De l’autre côté de la montagne…
…à cent vingt kilomètres des yayla de Çameli et de leurs ritournelles presque sans texte, voici le plateau d’Abdal Musa où vit, de toute sa vie, une tradition poétique multiséculaire, ininterrompue du 16è siècle à nos jours, et où chaque pierre, chaque montagne, chaque vieux génévrier sont signifiants, pour des événements miraculeux rapportés par les villageois, et ayant trait à l’hagiographie d’Abdal Musa, un des saints fondateurs de l’ordre bektachi, disciple du grand Hadji Bektach (Haci Bektaş, 13è siècle).
Le village s’appelle Tekke Köyü, « village du Tekke », c’est à dire du « couvent ». Il abritait en effet un « couvent » réputé, jusqu’à l’abolition violente du corps des Janissaires en 1826. Le voyageur ottoman Evliya Çelebi décrit au 17è siècle ce lieu dont les chaudrons chauffaient en permanence pour nourrir le voyageur pélerin, et il mentionne les instruments de percussion qu’il y avait vus.
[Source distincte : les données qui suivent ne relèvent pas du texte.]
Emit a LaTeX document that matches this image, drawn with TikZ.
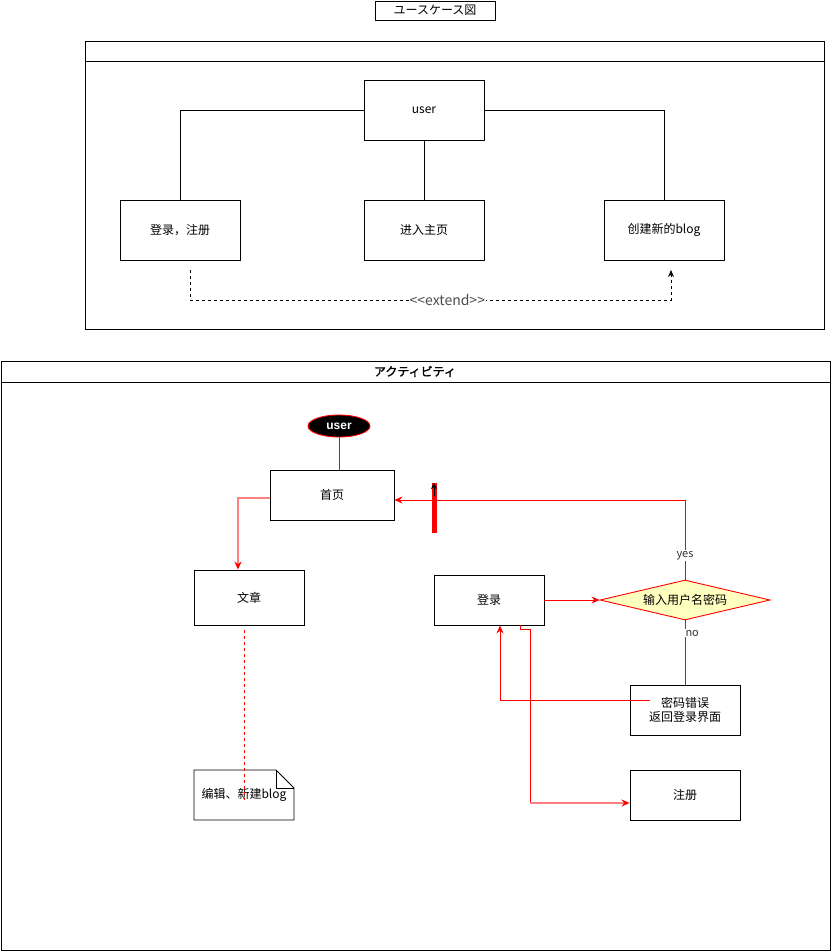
\documentclass[tikz,border=0pt]{standalone}
\usepackage{fontspec}
\setmainfont{Noto Sans CJK SC}
\newfontfamily\jpfont{Noto Sans CJK JP}
\newfontfamily\jpbold[FakeBold=2]{Noto Sans CJK JP}
\newfontfamily\latinbold{Liberation Sans}
\usetikzlibrary{shapes.geometric,arrows.meta}
\definecolor{lightred}{RGB}{255,128,128}
\definecolor{paleyellow}{RGB}{255,255,192}
\tikzset{
  every node/.style={font=\fontsize{12}{14}\selectfont},
  box/.style={draw, line width=0.9pt, fill=white, inner sep=0pt, align=center},
  ucbox/.style={box, minimum width=120pt, minimum height=60pt},
  conn/.style={line width=0.9pt},
  rconn/.style={draw=red, line width=1pt},
  rarrow/.style={rconn, -{Stealth[length=8pt,width=7pt]}, red},
  lbl/.style={fill=white, inner sep=1pt, font=\fontsize{11}{13}\selectfont, text=black!80},
}
\begin{document}
\begin{tikzpicture}[x=1pt,y=-1pt]
\useasboundingbox (0,0) rectangle (831,951);
% ---------- use case part ----------
\node[draw, line width=0.9pt, minimum width=120pt, minimum height=19pt, inner sep=0pt, font=\jpfont\fontsize{12}{14}\selectfont] (title) at (435,10.5) {ユースケース図};
\draw[line width=0.9pt] (85,41) rectangle (824,329);
\draw[line width=0.9pt] (85,61) -- (824,61);

\node[ucbox] (user) at (424,110) {user};
\node[ucbox] (login) at (180,230) {登录，注册};
\node[ucbox] (home) at (424,230) {进入主页};
\node[ucbox] (create) at (664,230) {创建新的blog};

\draw[conn] (user.west) -| (login.north);
\draw[conn] (user.east) -| (create.north);
\draw[conn] (user.south) -- (home.north);

\coordinate (d1) at (190,270);
\coordinate (d2) at (671,270);
\draw[conn, dashed, -{Stealth[length=7pt,width=6pt]}] (d1) -- (190,300) -- node[pos=0.535, fill=white, inner sep=1pt, text=black!70, font=\fontsize{14}{16}\selectfont] {{<}{<}extend{>}{>}} (671,300) -- (d2);

% ---------- activity part ----------
\draw[line width=0.9pt] (1,361) rectangle (830,950);
\draw[line width=0.9pt] (1,382) -- (830,382);
\node[font=\jpbold\fontsize{12}{14}\selectfont] (acttitle) at (415,371.5) {アクティビティ};

\node[ellipse, draw=red, fill=black, line width=0.9pt, minimum width=62pt, minimum height=22pt, inner sep=0pt, text=white, font=\latinbold\bfseries\fontsize{12}{14}\selectfont] (u2) at (339,426) {user};
\node[box, minimum width=124pt, minimum height=50pt] (shouye) at (332,495) {首页};
\node[box, minimum width=110pt, minimum height=55pt] (wenzhang) at (249,597.5) {文章};
\node[box, minimum width=110pt, minimum height=50pt] (denglu) at (489,600) {登录};
\node[diamond, aspect=4.25, draw=red, fill=paleyellow, line width=0.9pt, minimum width=170pt, minimum height=40pt, inner sep=0pt] (check) at (685,600) {输入用户名密码};
\node[box, minimum width=110pt, minimum height=50pt, font=\fontsize{12}{14}\selectfont] (err) at (685,710) {密码错误\\返回登录界面};
\node[box, minimum width=110pt, minimum height=50pt] (zhuce) at (685,795) {注册};

% note
\draw[line width=0.9pt, fill=white] (194,770) -- (276,770) -- (294,788) -- (294,820) -- (194,820) -- cycle;
\draw[line width=0.9pt] (276,770) -- (276,788) -- (294,788);
\node (note) at (244,795) {编辑、新建blog};

% connectors
\draw[rconn] (u2.south) -- (u2.south |- shouye.north);
\draw[lightred, line width=1.4pt, -{Stealth[length=8pt,width=7pt,red]}] (shouye.west |- 0,498) -| (wenzhang.north -| 238,0);
\coordinate (wz) at (244,630);
\coordinate (noteend) at (244,800);
\draw[red, line width=0.9pt, dash pattern=on 3pt off 3pt] (wz) -- (noteend);

\draw[rarrow] (denglu.east) -- (check.west);
\draw[rarrow] (check.north) -- node[lbl, pos=0.3] {yes} (685,500) -- (shouye.east |- 0,500);
\draw[rconn] (check.south) -- node[lbl, pos=0.2, anchor=west, xshift=-1pt] {no} (err.north);
\coordinate (errstart) at (650,700);
\draw[rarrow] (errstart) -| (denglu.south -| 500,0);
\coordinate (lgout) at (520,625);
\draw[rconn] (lgout) -- (520,629) -- (530,629) -- (530,803);
\draw[lightred, line width=1.4pt, -{Stealth[length=8pt,width=7pt,red]}] (530,803) -- (zhuce.west |- 0,803);

% red bar with black arrow
\coordinate (barbot) at (434,533);
\coordinate (bartop) at (434,483);
\draw[red, line width=5pt] (barbot) -- (bartop);
\coordinate (arrbase) at (434,496);
\draw[black, line width=1pt, -{Stealth[length=6pt,width=6pt]}] (arrbase) -- (bartop);
\end{tikzpicture}
\end{document}
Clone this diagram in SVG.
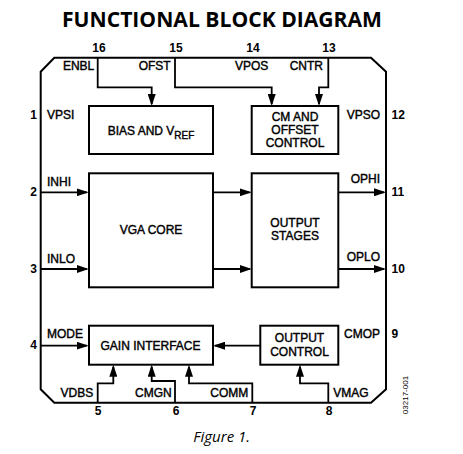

Vivaient alors dans ce couvent 300 derviches célibataires, mücerret, et les villageois à l’entour étaient à leur service, sur leurs terres qu’ils cultivaient.
Suite à l’abolition des Janissaires, le bektachisme fut condamné à la clandestinité et le couvent passa sous tutelle nakchibendi jusqu’à la fin du 19è siècle ; enfin, dernier coup porté à la confrérie, l’interdiction des ordres religieux par Atatürk, un siècle plus tard : les villageois dans ce contexte ont entretenu la tradition du couvent comme ils ont pu, en résistant, et en clandestinité. Puis ils ont reconstruit ses institutions au cours du 20è siècle, en les adaptant à leur vie de paysans villageois, en familles. De l’ancien couvent, suite aux destructions, il ne reste aujourd’hui qu’un puits, le türbe, mausolée du saint fondateur Abdal Musa, et quelques stèles, autrefois disséminées tout autour, aujourd’hui rassemblées en ordre aux côtés du mausolée.
De ces stèles nous pouvons apprendre quelle fut la succession des dignitaires de l’ordre dans le village, qui malgré les persécutions et les revers de l’histoire, a maintenu une remarquable continuité de la tradition rituelle, où la poésie chantée est omniprésente…
Les güvende, officiants musiciens/chanteurs du rituel, chantent les grands poètes du passé, appartenant au patrimoine commun des Alévis et des Bektachis, et connaissent ainsi des centaines de vers composés à la fois dans la langue et les codes de la poésie rurale anatolienne, riches d’un contenu ésotérique dont les fidèles sont nourris en permanence au cours des longs rituels. Et bien souvent, les participants eux-mêmes viennent au djem avec leur propre poème à chanter, leur « beyit » (quatrain, ou ensemble de quatrains). De sorte que la tradition est très vivace, et ininterrompue.
Dans ce grand village de 1300 habitants environ, toute la vie s’organise autour de la confrérie, subdivisée en plusieurs groupes sous l’autorité d’autant de babas. Ces groupes, au nombre de 5 en 2019, se partagent deux maisons de rituel où ils alternent. L’initiation des fidèles a lieu à la trentaine, quand ils sont mariés et déjà « installés » dans la vie. Chaque baba a sous sa direction spirituelle une soixantaine de fidèles (talip) et leurs familles. Le moteur premier de la vie rituelle est que chaque fidèle est redevable d’un djem à sa communauté : chaque djem est ainsi une prestation offerte par deux couples mariés, —de sorte que pendant toute la saison morte (entre novembre et mars, principalement), sont organisés plusieurs djem par semaine. Les rituels commencent vers 7h du soir, et s’achèvent entre 1h et 2h du matin : la « saison morte » agricole est donc intensément vivante du côté du rituel.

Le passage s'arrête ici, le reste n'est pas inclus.